Bizim yanımızda teröristler yok ama sizin yanınızda teröristler
vardı.
Tüm Türkiye'ye ve dünyaya sesleniyorum. 1000 tırı aşkın tır
Irak'tan geldi. Bunlar zırhlı araçlar, mühimmat. Bütün bunlar
Suriye'deki terör örgütlerine teslim edildi. Sonra onlar Türkiye'ye
karşı kullanılacak. Diyoruz ki, bu silahları ne yapacaksınız.
G-20'de bunu Trump'a da söyledik, o da arkadaşlarına serzenişte
bulundu. Geri alınmasını istiyoruz. Geri alacağız diyorlar, biz
bunlara inanmıyoruz.
Türkiye kimseden insaf beklemiyor. Hakkı olmayan bir şeyi de talep
etmiyor. Sadece kendi varlığına, egemenliğine saygı gösterilmesini
istiyor. Bu saygının gösterilmediği durumlarda da kendi başımızın
çaresine bakmaktan başka bir derdimiz olamaz.
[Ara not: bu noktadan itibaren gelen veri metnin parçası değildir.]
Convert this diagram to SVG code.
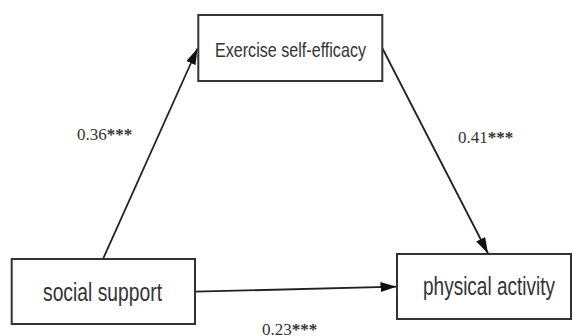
<svg xmlns="http://www.w3.org/2000/svg" width="573" height="336" viewBox="0 0 573 336">
<style>
.box{fill:#fff;stroke:#333;stroke-width:2}
.lbl{font-family:"Liberation Sans",Arial,sans-serif;fill:#333}
.coef{font-family:"Liberation Serif","Times New Roman",serif;font-size:17px;fill:#333}
.ast{font-weight:bold}
.conn{stroke:#222;stroke-width:1.8;fill:none}
</style>
<defs>
<marker id="arr" viewBox="0 0 16 10" refX="16" refY="5" markerWidth="16" markerHeight="10" markerUnits="userSpaceOnUse" orient="auto">
<path d="M0,0 L16,5 L0,10 z" fill="#111"/>
</marker>
</defs>
<rect width="573" height="336" fill="#fff"/>
<g id="connectors">
<line class="conn" x1="103" y1="259" x2="197.5" y2="48.5" marker-end="url(#arr)"/>
<line class="conn" x1="382.5" y1="48.5" x2="488" y2="253.5" marker-end="url(#arr)"/>
<line class="conn" x1="195" y1="291.7" x2="396.5" y2="286.7" marker-end="url(#arr)"/>
</g>
<g id="node-efficacy">
<rect class="box" x="198.3" y="15" width="184" height="66"/>
<text class="lbl" x="215" y="56.7" font-size="21" textLength="151" lengthAdjust="spacingAndGlyphs">Exercise self-efficacy</text>
</g>
<g id="node-social">
<rect class="box" x="11.7" y="259" width="183.3" height="65"/>
<text class="lbl" x="43" y="301" font-size="25.5" textLength="119" lengthAdjust="spacingAndGlyphs">social support</text>
</g>
<g id="node-activity">
<rect class="box" x="397" y="254" width="174" height="65"/>
<text class="lbl" x="423" y="295" font-size="25.5" textLength="132" lengthAdjust="spacingAndGlyphs">physical activity</text>
</g>
<g id="labels">
<text class="coef" x="77" y="140">0.36<tspan class="ast">***</tspan></text>
<text class="coef" x="458" y="143">0.41<tspan class="ast">***</tspan></text>
<text class="coef" x="262" y="335">0.23<tspan class="ast">***</tspan></text>
</g>
</svg>
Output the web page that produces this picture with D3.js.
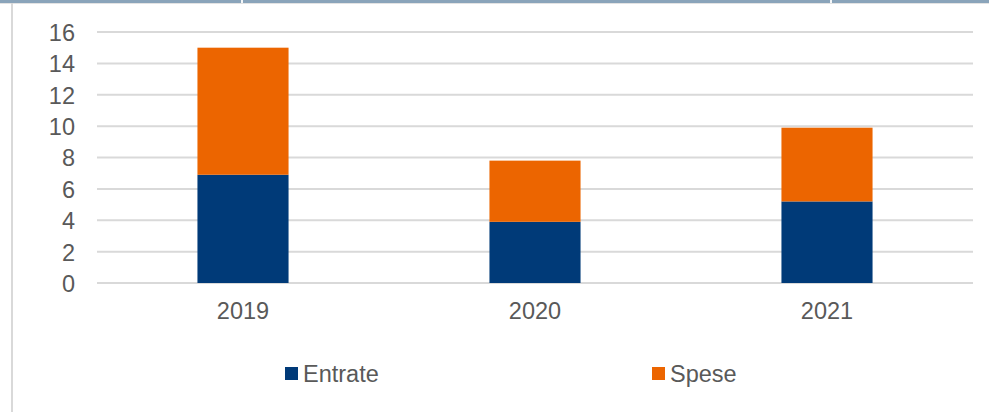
<!DOCTYPE html>
<html>
<head>
<meta charset="utf-8">
<script src="https://cdn.jsdelivr.net/npm/d3@7"></script>
<style>
  html, body { margin: 0; padding: 0; background: #fff; }
  svg { display: block; }
  text { font-family: "Liberation Sans", Arial, sans-serif; fill: #595959; }
</style>
</head>
<body>
<svg id="chart" width="989" height="412"></svg>
<script>
// Yearly totals split into income and expenses
const years = ["2019", "2020", "2021"];
const entrate = [6.9, 3.9, 5.2];
const spese = [8.1, 3.9, 4.7];
const yTicks = [0, 2, 4, 6, 8, 10, 12, 14, 16];
const seriesNames = ["Entrate", "Spese"];
const seriesColors = ["#003a78", "#ec6500"];

const svg = d3.select("#chart");
const W = 989, H = 412;
const FS = 23.5;

// page frame: header strip and left rule
svg.append("rect").attr("x", 0).attr("y", 0).attr("width", W).attr("height", 3).attr("fill", "#8aa4ba");
[241, 830].forEach(gx => svg.append("rect").attr("x", gx).attr("y", 0).attr("width", 2).attr("height", 3).attr("fill", "#f4f7f9"));
svg.append("line").attr("x1", 0).attr("x2", W).attr("y1", 3.5).attr("y2", 3.5).attr("stroke", "#e3e3e3").attr("stroke-width", 1);
svg.append("line").attr("x1", 12).attr("x2", 12).attr("y1", 3).attr("y2", H).attr("stroke", "#d9d9d9").attr("stroke-width", 2);

const x = d3.scaleBand().domain(years).range([97, 973]).paddingInner(0.688).paddingOuter(0.344);
const y = d3.scaleLinear().domain([0, 16]).range([283, 32]);

// gridlines
svg.append("g").selectAll("line").data(yTicks).join("line")
  .attr("x1", 97).attr("x2", 973)
  .attr("y1", d => y(d)).attr("y2", d => y(d))
  .attr("stroke", "#d9d9d9").attr("stroke-width", 2);

// y axis labels
const yAxis = d3.axisLeft(y).tickValues(yTicks).tickSize(0).tickPadding(0);
const gy = svg.append("g").attr("transform", "translate(75,0)").call(yAxis);
gy.select(".domain").remove();
gy.selectAll("text").attr("font-size", FS).attr("fill", "#595959").attr("dy", "0.36em")
  .style("font-family", "'Liberation Sans', Arial, sans-serif");

// stacked bars
const rows = years.map((yr, i) => ({ year: yr, Entrate: entrate[i], Spese: spese[i] }));
const stack = d3.stack().keys(seriesNames)(rows);
svg.append("g").selectAll("g").data(stack).join("g")
  .attr("fill", (d, i) => seriesColors[i])
  .selectAll("rect").data(d => d).join("rect")
  .attr("x", d => x(d.data.year))
  .attr("width", x.bandwidth())
  .attr("y", d => y(d[1]))
  .attr("height", d => y(d[0]) - y(d[1]));

// x axis labels
const xAxis = d3.axisBottom(x).tickSize(0).tickPadding(0);
const gx = svg.append("g").attr("transform", "translate(0,319)").call(xAxis);
gx.select(".domain").remove();
gx.selectAll("text").attr("font-size", FS).attr("fill", "#595959").attr("dy", 0)
  .style("font-family", "'Liberation Sans', Arial, sans-serif");

// legend
const legendX = [285, 652];
const lg = svg.append("g").selectAll("g").data(seriesNames).join("g")
  .attr("transform", (d, i) => `translate(${legendX[i]},367)`);
lg.append("rect").attr("width", 13).attr("height", 13).attr("fill", (d, i) => seriesColors[i]);
lg.append("text").attr("x", 18).attr("y", 14.5).attr("font-size", FS).text(d => d);
</script>
</body>
</html>
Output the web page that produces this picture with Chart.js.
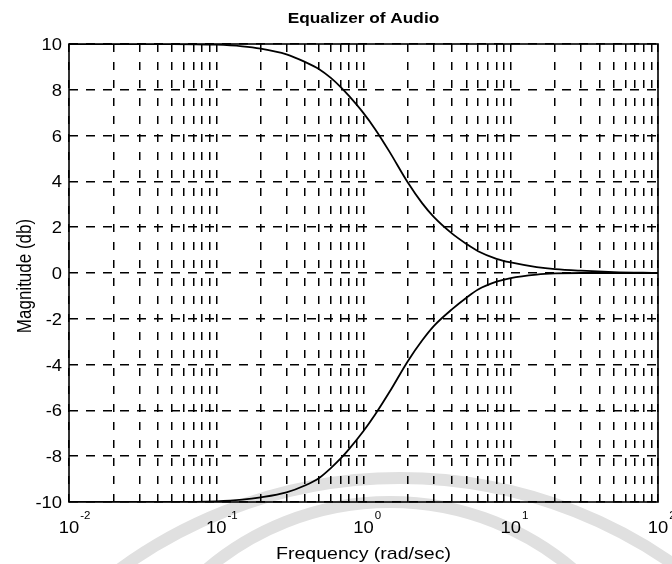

Önümüzdeki günlerde gelişmeler Türkiye'nin bu kesin duruşu
doğrultusunda eminim ki şekillenecektir. Hükümetimiz hazırlıklarını
bu çerçevede yürütüyorlar. AK Parti olarak bizim de gündemimizdeki
meseleleri süratle sonuçlandırarak bu konulara odaklanmamız
gerekiyor.
Belediyeler asla yolsuzlukların içerisinde savrulmayacak. Bu konuda
da çok dinamik olacağız. Bu adımı da atacağız.